По эти наглые возгласы более чем стотысячная польская армия на сотне тысяч возах обоза вышла из Глинян на Збараж в направлении Белой Церкви убивать бунтовщиков. Отдельно шло частное войско Иеремии Вишневецкого, в очередной раз обиженного тем, что ему не дали гетманскую булаву. Тридцать пять военачальников привычно пьянствовали, активно поддерживаемые пышным военным панством, еще не знавшим, что вскоре им придется обменять роскошную жизнь на сырой украинский чернозем.
Богдан Хмельницкий продуманно не удержался и послал навстречу пыхато-наглому нешановному панству два воза индюшачьих перьев и над войском Польской Короны захохотала Украина, расстроилась Речь Посполитая и удивилась Европа, чьи армии никогда заранее не хвалились, идя на битву, а только возвращаясь с победой.
Украинский гетман прекрасно понимал, что его войско не должно выходить за пределы казацких территорий, чтобы не дать сенату возможности обратиться за военной помощью к соседним монархиям во главе с Австрией, боявшихся, что народная война из Украины может перекинуться на их земли. Хмельницкий знал, что пятидесяти тысячам казаков и стольким же тысячам необстрелянных посполитых, поддерживаемым десятитысячнеой ордой калги-султана Крым Гирея и Тугай-бея угрожают пятьдесят тысяч кварцяных жолнеров, немецких наемников, шляхтичей ополчения и еще вдвое большее количество их военных слуг. Богдан, всегда берегший жизни своих боевых хлопцев, опять должен был загнать оккупационное войско на выгодную для его разгрома позицию.

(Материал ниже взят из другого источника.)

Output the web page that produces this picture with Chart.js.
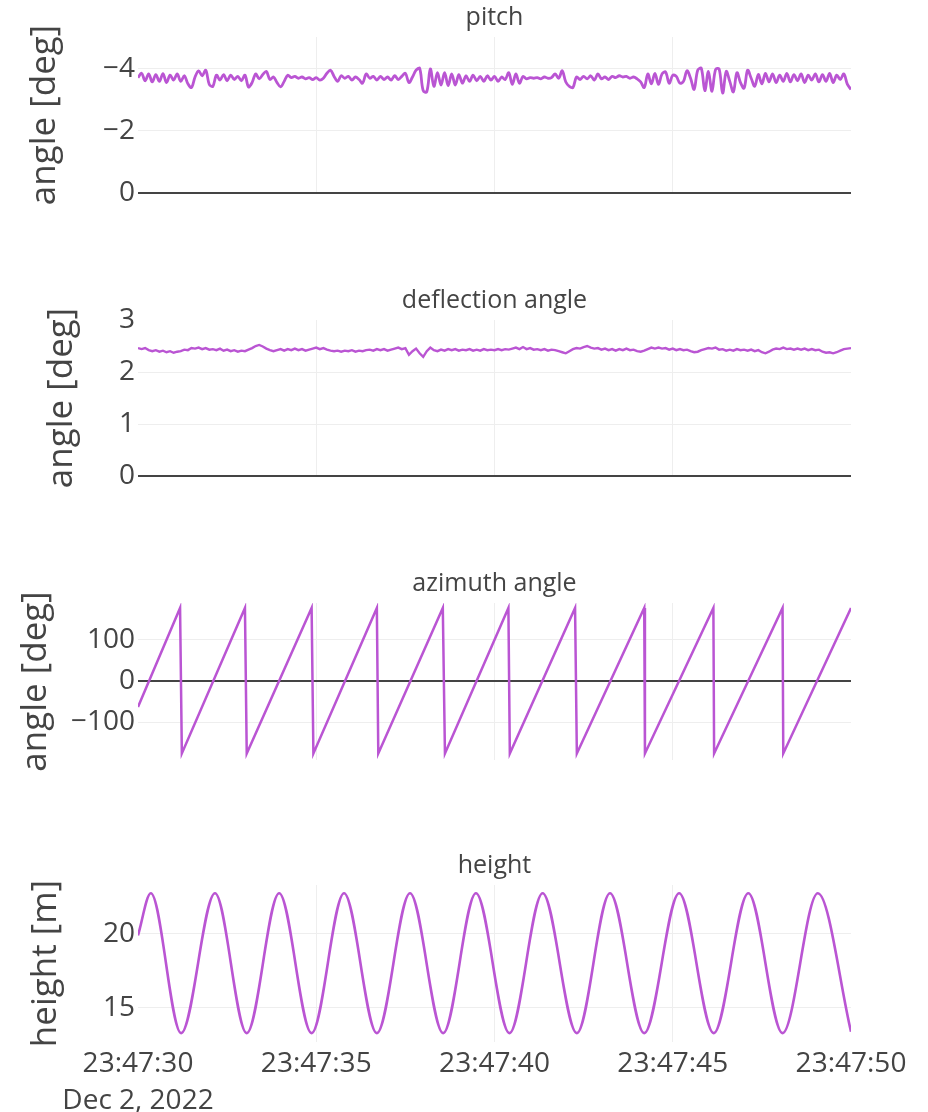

Казацкие разведчики нашли хорошее место для победного сражения к юго-востоку от Староконстантинова, у местечка Пилявцы, стоявшего на берегу медленной и спокойной реки Иквы, которая текла по заканчивающейся холмами и кустарниками заболоченной равнине. Чтобы разозлить региментарей и комиссаров, полк Максима Нестеренко по приказу гетмана сумасшедшей атакой взял неприступный для кого-то сумрачный Кодак, и Хмельницкий показал полякам, что в штурме участвовало все его войско. Взятие антиказацкого Кодака было звонкой пощечиной Варшаве, и огромное польское войско сдвинулось к югу, уйдя с киевского направления, и с удовольствием накатывалось на казацкие полки, громогласно называя их уже мертвыми.